# New Snow Deflector Installed



## ken643 (Mar 27, 2009)

I had a new snow deflector installed, Trial run tonight. payup

http://www.plowsite.com/showthread.php?p=1205323#post1205323


----------



## ppandr (Dec 16, 2004)

You are going to like that... I've had two older MInute Mounts on a 90 and 93 YJ's, same deflector and composite edge. When that edge wears down bolt a steel edge over it. That deflector gives you alot more surface to push with in the deep powder. You could have really used that on the 26th. Both those plows were indestructable even though they don't trip like most conventional blades.
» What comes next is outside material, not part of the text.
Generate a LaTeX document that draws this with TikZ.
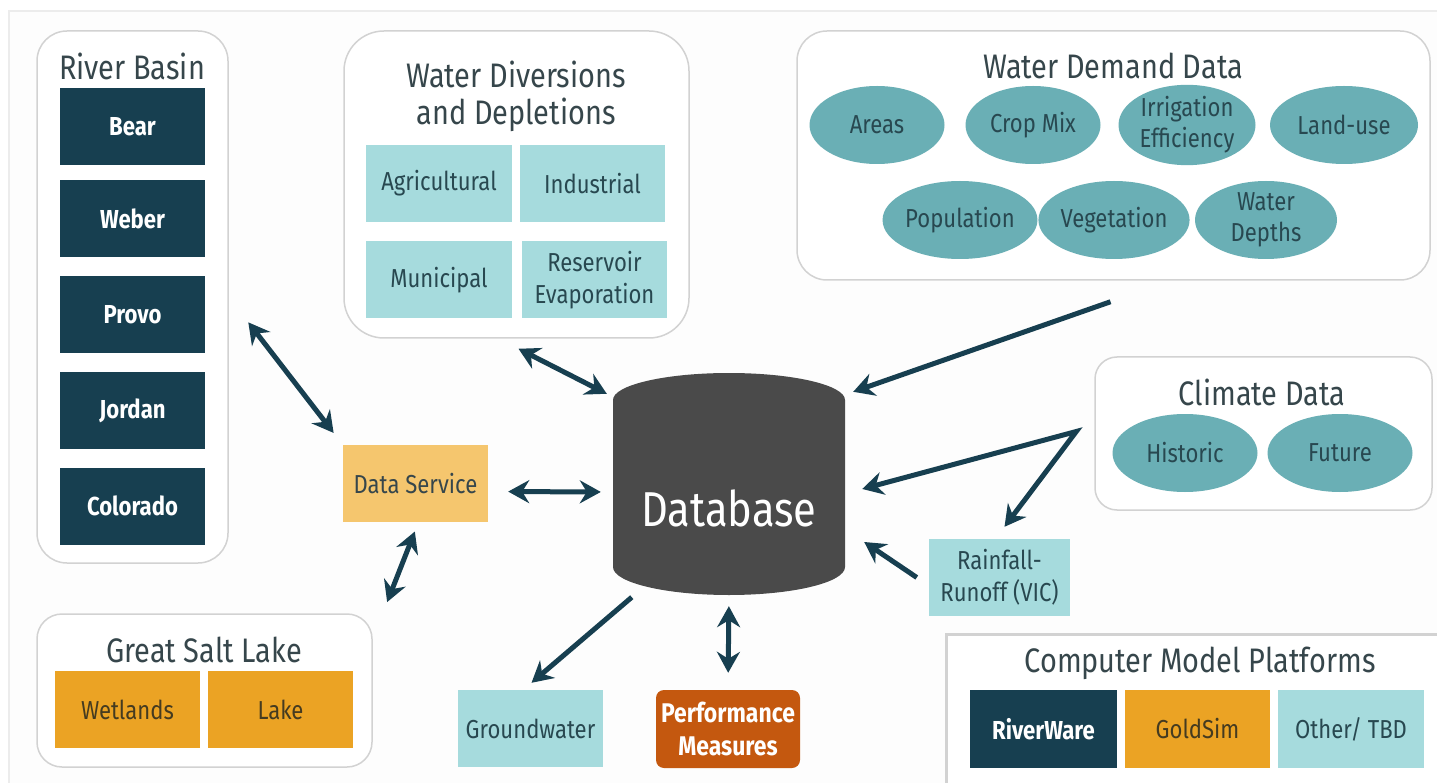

How many drives do you do up that way and what towns? I have quite a few customers up that way but all my plow work is out here in Lebanon, thay are always asking for recommendations. I used to plow in Chatham in the mid/late 90's. Used to do Corpus Cristie church, the Presb. chuch next door, and the Chatham Club...all on Southern...worked for Brian Feeley back then.


----------



## ken643 (Mar 27, 2009)

ppandr;1205713 said:


> You are going to like that... I've had two older MInute Mounts on a 90 and 93 YJ's, same deflector and composite edge. When that edge wears down bolt a steel edge over it. That deflector gives you alot more surface to push with in the deep powder. You could have really used that on the 26th. Both those plows were indestructable even though they don't trip like most conventional blades. How many drives do you do up that way and what towns? I have quite a few customers up that way but all my plow work is out here in Lebanon, thay are always asking for recommendations. I used to plow in Chatham in the mid/late 90's. Used to do Corpus Cristie church, the Presb. chuch next door, and the Chatham Club...all on Southern...worked for Brian Feeley back then.
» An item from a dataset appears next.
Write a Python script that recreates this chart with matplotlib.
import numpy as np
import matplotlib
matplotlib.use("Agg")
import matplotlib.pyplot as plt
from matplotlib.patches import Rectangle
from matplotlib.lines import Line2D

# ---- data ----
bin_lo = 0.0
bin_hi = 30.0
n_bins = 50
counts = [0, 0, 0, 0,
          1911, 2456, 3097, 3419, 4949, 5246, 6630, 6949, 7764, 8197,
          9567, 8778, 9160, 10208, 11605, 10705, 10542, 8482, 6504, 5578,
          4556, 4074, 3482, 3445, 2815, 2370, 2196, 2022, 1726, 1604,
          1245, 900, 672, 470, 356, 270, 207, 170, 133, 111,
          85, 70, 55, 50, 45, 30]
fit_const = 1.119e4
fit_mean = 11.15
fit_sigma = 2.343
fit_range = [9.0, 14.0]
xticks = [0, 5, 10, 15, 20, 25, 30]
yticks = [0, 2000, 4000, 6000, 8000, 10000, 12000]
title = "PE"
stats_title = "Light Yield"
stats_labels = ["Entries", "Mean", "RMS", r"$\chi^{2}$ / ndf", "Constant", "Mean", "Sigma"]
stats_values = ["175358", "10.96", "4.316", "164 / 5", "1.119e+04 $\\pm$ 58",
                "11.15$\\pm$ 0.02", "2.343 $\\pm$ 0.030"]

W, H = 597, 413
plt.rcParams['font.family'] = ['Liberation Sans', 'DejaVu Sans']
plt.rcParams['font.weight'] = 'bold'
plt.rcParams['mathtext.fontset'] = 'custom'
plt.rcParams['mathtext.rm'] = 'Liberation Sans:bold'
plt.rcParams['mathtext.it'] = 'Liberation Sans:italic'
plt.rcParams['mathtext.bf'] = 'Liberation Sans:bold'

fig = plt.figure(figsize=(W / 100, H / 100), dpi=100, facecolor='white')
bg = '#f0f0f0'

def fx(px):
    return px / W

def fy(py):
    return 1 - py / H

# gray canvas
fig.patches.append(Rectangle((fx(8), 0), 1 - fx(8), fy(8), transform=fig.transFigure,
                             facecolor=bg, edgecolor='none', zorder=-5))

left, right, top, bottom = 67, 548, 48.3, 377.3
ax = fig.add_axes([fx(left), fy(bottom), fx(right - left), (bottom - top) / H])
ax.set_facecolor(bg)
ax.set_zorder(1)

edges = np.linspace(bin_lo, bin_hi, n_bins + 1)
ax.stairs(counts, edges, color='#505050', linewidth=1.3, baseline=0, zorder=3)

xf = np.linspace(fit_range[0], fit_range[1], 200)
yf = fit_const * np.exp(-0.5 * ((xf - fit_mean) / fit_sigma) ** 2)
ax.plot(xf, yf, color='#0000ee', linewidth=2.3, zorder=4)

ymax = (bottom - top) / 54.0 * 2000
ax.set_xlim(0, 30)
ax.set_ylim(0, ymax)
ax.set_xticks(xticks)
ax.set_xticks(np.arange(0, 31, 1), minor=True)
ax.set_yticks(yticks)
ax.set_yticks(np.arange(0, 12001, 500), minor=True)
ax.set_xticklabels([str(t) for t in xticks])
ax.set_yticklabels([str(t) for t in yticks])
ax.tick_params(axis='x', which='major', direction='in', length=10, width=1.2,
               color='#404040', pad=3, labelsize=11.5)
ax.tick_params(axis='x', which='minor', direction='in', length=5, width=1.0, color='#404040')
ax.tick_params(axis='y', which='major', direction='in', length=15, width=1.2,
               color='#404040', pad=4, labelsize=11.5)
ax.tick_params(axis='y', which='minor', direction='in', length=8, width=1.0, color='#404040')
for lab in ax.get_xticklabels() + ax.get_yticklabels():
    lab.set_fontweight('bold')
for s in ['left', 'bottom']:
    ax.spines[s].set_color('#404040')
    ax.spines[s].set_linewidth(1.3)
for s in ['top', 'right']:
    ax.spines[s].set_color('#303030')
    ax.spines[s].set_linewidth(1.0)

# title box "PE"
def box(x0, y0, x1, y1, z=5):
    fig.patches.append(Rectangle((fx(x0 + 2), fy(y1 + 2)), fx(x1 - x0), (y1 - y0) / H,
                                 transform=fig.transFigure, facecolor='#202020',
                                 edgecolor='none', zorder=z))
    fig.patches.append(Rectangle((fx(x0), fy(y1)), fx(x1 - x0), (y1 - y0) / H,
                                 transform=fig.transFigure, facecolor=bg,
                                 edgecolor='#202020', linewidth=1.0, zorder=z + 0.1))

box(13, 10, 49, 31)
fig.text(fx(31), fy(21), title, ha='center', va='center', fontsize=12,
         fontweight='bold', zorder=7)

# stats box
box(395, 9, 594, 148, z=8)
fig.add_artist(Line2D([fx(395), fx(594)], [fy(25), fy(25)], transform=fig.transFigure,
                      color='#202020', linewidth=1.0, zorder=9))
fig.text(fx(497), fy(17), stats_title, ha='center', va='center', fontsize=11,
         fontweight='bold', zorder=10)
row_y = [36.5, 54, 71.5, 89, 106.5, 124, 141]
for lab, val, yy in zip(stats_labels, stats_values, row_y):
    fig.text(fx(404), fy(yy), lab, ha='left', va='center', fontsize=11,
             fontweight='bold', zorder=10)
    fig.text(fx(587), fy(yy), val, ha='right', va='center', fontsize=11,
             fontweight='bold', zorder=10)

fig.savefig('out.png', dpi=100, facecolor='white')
Hi, I have about 42 accounts mostly in short hills, one lot in Union for me and my Jeep. Yeah the last storm the storm on 12/26 the snow was going over the top of the plow, was annoying had to redue stuff. A friends father has this deflector (the only one fisher makes for this model) he loves his, so I wen for it. I just had the plow serviced and the deflector installed. First trial will be tonight. Might have to lower plow a tad when driving at night to unblock the lights. Looking forward to seeing it work. I think it will help a lot.
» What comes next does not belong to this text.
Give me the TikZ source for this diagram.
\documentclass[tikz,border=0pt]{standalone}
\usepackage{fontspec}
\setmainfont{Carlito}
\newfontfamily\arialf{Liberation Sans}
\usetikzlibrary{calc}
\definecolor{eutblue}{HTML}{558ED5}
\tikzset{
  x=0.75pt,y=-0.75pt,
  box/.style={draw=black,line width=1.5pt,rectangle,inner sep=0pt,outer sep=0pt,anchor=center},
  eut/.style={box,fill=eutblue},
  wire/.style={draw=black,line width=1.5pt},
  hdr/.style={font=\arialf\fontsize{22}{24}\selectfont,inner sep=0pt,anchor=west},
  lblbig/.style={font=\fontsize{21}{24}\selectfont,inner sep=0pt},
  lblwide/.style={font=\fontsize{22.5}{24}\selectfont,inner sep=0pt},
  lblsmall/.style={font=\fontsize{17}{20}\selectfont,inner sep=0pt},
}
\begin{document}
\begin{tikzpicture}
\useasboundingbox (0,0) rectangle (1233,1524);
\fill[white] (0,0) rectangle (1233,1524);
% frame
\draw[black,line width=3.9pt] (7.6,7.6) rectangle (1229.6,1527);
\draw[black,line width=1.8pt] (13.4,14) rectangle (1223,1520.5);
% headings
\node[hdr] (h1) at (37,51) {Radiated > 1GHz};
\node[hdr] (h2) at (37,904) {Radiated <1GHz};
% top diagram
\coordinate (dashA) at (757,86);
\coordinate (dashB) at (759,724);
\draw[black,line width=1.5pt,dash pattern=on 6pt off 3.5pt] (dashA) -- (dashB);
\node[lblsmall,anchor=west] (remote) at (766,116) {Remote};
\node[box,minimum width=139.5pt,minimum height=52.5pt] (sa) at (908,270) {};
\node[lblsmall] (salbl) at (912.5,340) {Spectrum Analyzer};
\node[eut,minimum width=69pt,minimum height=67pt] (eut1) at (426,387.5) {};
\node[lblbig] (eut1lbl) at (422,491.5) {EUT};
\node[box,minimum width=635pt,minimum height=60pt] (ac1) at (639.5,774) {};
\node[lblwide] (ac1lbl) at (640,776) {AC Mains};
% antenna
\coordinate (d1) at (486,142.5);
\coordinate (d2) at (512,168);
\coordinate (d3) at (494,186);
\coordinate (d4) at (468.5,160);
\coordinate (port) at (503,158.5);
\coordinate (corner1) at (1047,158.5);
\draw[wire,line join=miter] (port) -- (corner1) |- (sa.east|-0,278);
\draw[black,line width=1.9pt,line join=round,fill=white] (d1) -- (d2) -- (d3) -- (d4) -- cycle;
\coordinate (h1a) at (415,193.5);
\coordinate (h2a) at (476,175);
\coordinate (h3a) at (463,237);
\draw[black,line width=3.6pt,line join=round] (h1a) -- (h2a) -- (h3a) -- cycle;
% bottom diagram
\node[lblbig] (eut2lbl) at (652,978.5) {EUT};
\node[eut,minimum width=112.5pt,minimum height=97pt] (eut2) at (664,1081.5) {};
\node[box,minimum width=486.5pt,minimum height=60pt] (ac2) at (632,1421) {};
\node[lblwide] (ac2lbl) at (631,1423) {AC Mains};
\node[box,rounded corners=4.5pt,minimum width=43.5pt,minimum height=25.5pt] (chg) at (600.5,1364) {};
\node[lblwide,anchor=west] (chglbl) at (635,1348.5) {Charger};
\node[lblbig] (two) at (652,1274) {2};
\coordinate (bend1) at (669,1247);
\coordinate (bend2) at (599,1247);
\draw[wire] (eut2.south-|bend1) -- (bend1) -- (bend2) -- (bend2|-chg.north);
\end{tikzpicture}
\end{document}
I bought my bike out in Lebanon The victory dealer on I think its main street.


----------



## BigDBoots (Dec 24, 2008)

Looks sweet Ken, ball park what did that run? How did it work out this night/morning? Any videos coming?


----------



## ken643 (Mar 27, 2009)

BigDBoots;1206393 said:


> Looks sweet Ken, ball park what did that run? How did it work out this night/morning? Any videos coming?


The deflector was $140.00, I have lots of videos posted under storm pictures and the are two sub groups both say Millburn/Short Hills, NJ videos with different dates. Deflector has been used on last storm, works great, now I need wings,LOL to keep the snow in and stop it from sneaking out the sides, LOL they dont make wings for my plow I asked. LOL


----------



## BigDBoots (Dec 24, 2008)

Ken, I have watched a bunch of your videos, I think everyone appreciates you posting them. Thank you for telling me the $, did you get it at Shaws Garage? From you eyeing it up, would it work on a Meyer 6.6? My buddy does any welding for me, when I asked him what he thought about wings, he replied "Anything is possible" and just laughed. It may be a summer project of mine as well. Already made a first pass on my drives, best of luck this storm 
~BigDBoots~


----------



## KEC Maintaince (Jan 1, 2011)

Ken looks swet as usuall from you
i know where tha victory dealer is i went to the grand opening yrs back .
i had a harley with 120 ci motor 150hp/150tq. 
i just sold it to the guy who built the motor for me 
bike would run low 10 sec in the 1/4 at e-town. 
question can you put custom wings on that fisher plow???


----------



## ppandr (Dec 16, 2004)

Wing would be tough with the bottom trip edge. On the other hand we did experiment with a wing that we fabbed that attached to the top half on the blade so we could "wing back" the piles as we went along. It actually work well but could only use it one side and you had to put it on when you got to the account.

Sidenote, I painted the back of the deflectors black. This way is reflected less when it was not snow covered.

The Victory dealer is right behing Lebanon Plaza, which is one of my commercials.


----------